Ludwig Stainless! 24, 13, 16, 18- all traditional depths. I have wood hoops on them which is kind of uncommon. I've been doing that on many of my kits for the last 10 years or so. I love these drums. They have a unique tone that is one of the things that attracted me to Ludwig. And of course the Black Beauty snare drum! Im using a 5" deep one right now, engraved by John Aldridge. It's the Holy Grail of snare drums.
12. How important to you are the drums you play and how do you feel it affects your playing?
The drums are super important. Head selection, tuning, hoops, mounting hardware, muffling and the players touch are all part of the equation, but it starts with the drum itself. If it's not happening you are building all of these other factors on a foundation of sand.
13. What drew you to Ludwig?
Initially the attraction was the history- the fact that it is an American company with a long tradition, along with the fact that so many of my favorite drummers played Ludwig, with Ringo and Bonham topping the list- though none of that would have mattered if they were making junk now. Before committing, my long-time drum-tech Kenny Corbett and I visited Ludwig. We played every line they are currently making. We saw some of the new things that were in development. We saw that Ludwig takes pride in their consistent quality, in honoring and continuing to build what has been such a part of their legacy, while also striving to create new ideas that address the current and future needs of players. We were really impressed with the whole company.
14. Can you describe how you tweak your drums to get your personal sound?
For sessions it could be anything. I'm always looking to give the artist and producer what they want while also trying to give the recording a bit of a sonic signature. That could mean anything from super muffled and tuned down, to drums stacked on top of each other...anything goes! For my live setup I prefer one-ply, coated heads tuned a bit higher and more open than many of my contemporaries, with no muffling on toms or snare most of the time. The more the drum can 'sing', meaning a balance of attack and tone depending on the dynamic being played, the more musical it feels to me. It takes more attention to tuning and touch to get the drums to speak how you want, but I love the dynamic and tonal range available when they are unmuffled. It feels more 'true' to me as I play the kit.
15. Are there any upcoming projects that you are particularly excited about?
I just played on a record by an up and coming artist named James Patrick Morgan that I'm proud of.

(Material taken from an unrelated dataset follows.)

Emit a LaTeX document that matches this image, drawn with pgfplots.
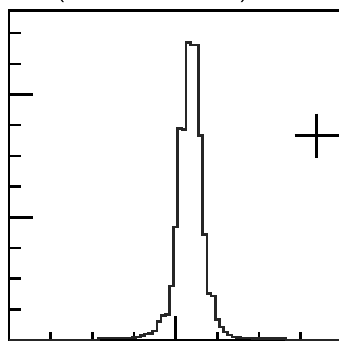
\documentclass[border=0pt]{standalone}
\usepackage{pgfplots}
\pgfplotsset{compat=1.18}
\usepackage{fontspec}
\setmainfont{Liberation Sans}
\begin{document}
\begin{tikzpicture}
\useasboundingbox (0,0) rectangle (339bp,-342bp);
\clip (0,0) rectangle (339bp,-342bp);
\begin{axis}[
  at={(9bp,-340bp)}, anchor=south west,
  scale only axis, width=333.4bp, height=329.5bp,
  xmin=-40, xmax=40, ymin=0, ymax=537,
  axis line style={line width=2.5bp, black},
  every tick/.append style={black, line width=2.5bp},
  tick align=inside,
  xtick={-40,0,40}, xticklabels={},
  extra x ticks={-30,-20,-10,10,20,30}, extra x tick labels={},
  extra x tick style={major tick length=8bp},
  ytick={0,200,400}, yticklabels={},
  minor ytick={50,100,150,250,300,350,450,500},
  major tick length=24bp, minor tick length=12bp,
  xtick pos=bottom, ytick pos=left,
]
\addplot[const plot, black!85, line width=2.6bp] coordinates {
(-40,0) (-18.5,3) (-10.5,4) (-9.5,5) (-8.5,7) (-7.5,10) (-6.5,11) (-5.5,15)
(-4.5,30) (-3.5,40) (-2.5,42) (-1.5,88) (-0.5,184) (0.5,345) (1.5,343)
(2.5,485) (3.5,481) (5.5,333) (6.5,172) (7.5,76) (8.5,72) (9.5,33)
(10.5,21) (11.5,13) (12.5,8) (13.5,5) (14.5,4) (15.5,3) (18.5,2) (26.5,0) (40,0)};
\addplot[only marks, mark=+, mark size=22bp, line width=3bp, black] coordinates {(33.8,333)};
\end{axis}
\node[anchor=south, inner sep=0, font=\fontsize{20}{24}\selectfont] at (61bp,-2.5bp) {(};
\node[anchor=south, inner sep=0, font=\fontsize{20}{24}\selectfont] at (244bp,-2.5bp) {)};
\end{tikzpicture}
\end{document}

The last Sugarland record was really fun to make. Who knows whats next!
16. Who are you major drumming influences?
Ringo, Bonham and Zigaboo (of New Orleans funk pioneers The Meters) are the first tier. So many after that including Larry Mullen Jr, Steweart Copeland, Matt Chamberlain and Jim Keltner.
17. What are your four favorite albums (drumming or otherwise)?
Any by The Beatles, Zeppelin, Meters, Aimee Mann, Black Keys, XTC, Mute Math, Nora Jones, Ray LaMontagne, Joe Henry, U2, Ryan Adams, Brandi Carlile, Jakob Dylan-Seeing Things, Neville Brothers-Yellow Moon, Tom Petty-Wildflowers, Death Cab-Plans...these are what just came to mind and is by no means a complete list. I love that about music, there is so much great stuff out there to love and learn from.